O novo ministro de Hidrocarbonetos, Andrés Soliz Rada, tem fortes pendores nacionalistas, e criticou no passado a atuação de empresas estrangeiras como a Petrobrás, mas, pelo menos, é um conhecedor. Advogado de formação e jornalista, Soliz tem-se dedicado ao tema nos últimos anos. E o novo presidente da estatal Yacimientos Petrolíferos Fiscales Bolivianos (YPFB) é engenheiro de petróleo. Ambos têm exercitado moderação depois da posse, e falado em negociar com as companhias os novos contratos de exploração do gás, assim como a eventual renacionalização das duas refinarias em poder da Petrobrás.

Aqui terminam as boas notícias. A maioria dos outros ministros é de um despreparo alarmante, concordam os observadores. Sem curso superior, sem experiência em suas respectivas áreas, são predominantemente militantes sociais, que se dedicaram, nos últimos anos, a promover bloqueios de estradas e manifestações estridentes, que, em última análise, levaram à queda dos dois últimos presidentes e à ascensão de Morales ao poder.

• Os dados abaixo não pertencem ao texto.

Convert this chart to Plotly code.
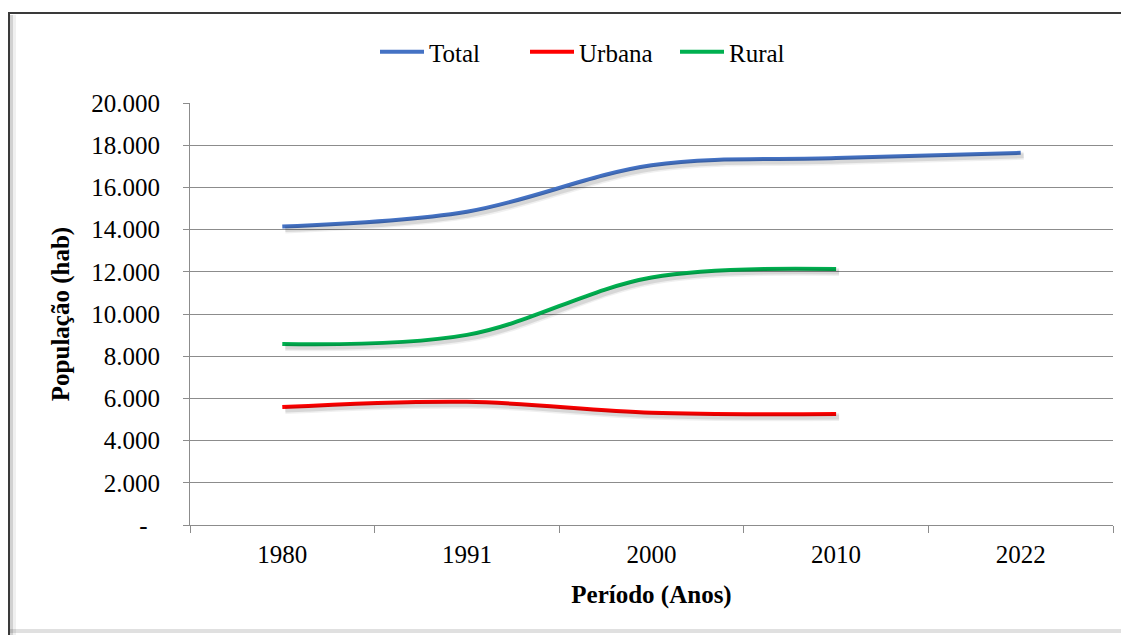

É natural que o presidente seja grato a eles, mas é difícil apostar nessas credenciais como garantia de sucesso gerencial.

E há, claro, a sensibilidade às pressões dos movimentos sociais, cujos líderes peregrinaram pelos gabinetes dos novos ministros, nessa primeira semana de trabalho. Ecoando suas velhas conexões e predileções ideológicas, Morales anunciou, como uma de suas primeiras medidas de governo, um programa de erradicação do analfabetismo que terá pedagogia e professores cubanos (24) e financiamento venezuelano (US$ 1,5 milhão).

Quando percorreu três continentes com sua indefectível malha listrada, entre eleição e posse, Morales viajava num avião emprestado por seu outro amigo, o presidente da Venezuela, Hugo Chávez, que ofereceu trocar petróleo por soja, inspirado no escambo do óleo por açúcar cubano.

 

Essa é a química do novo governo boliviano: de um lado, legitimidade, popularidade e um Parlamento dócil; de outro, velhos compromissos de militância e velhas alianças internacionais. Ninguém se arrisca a prognosticar o resultado disso.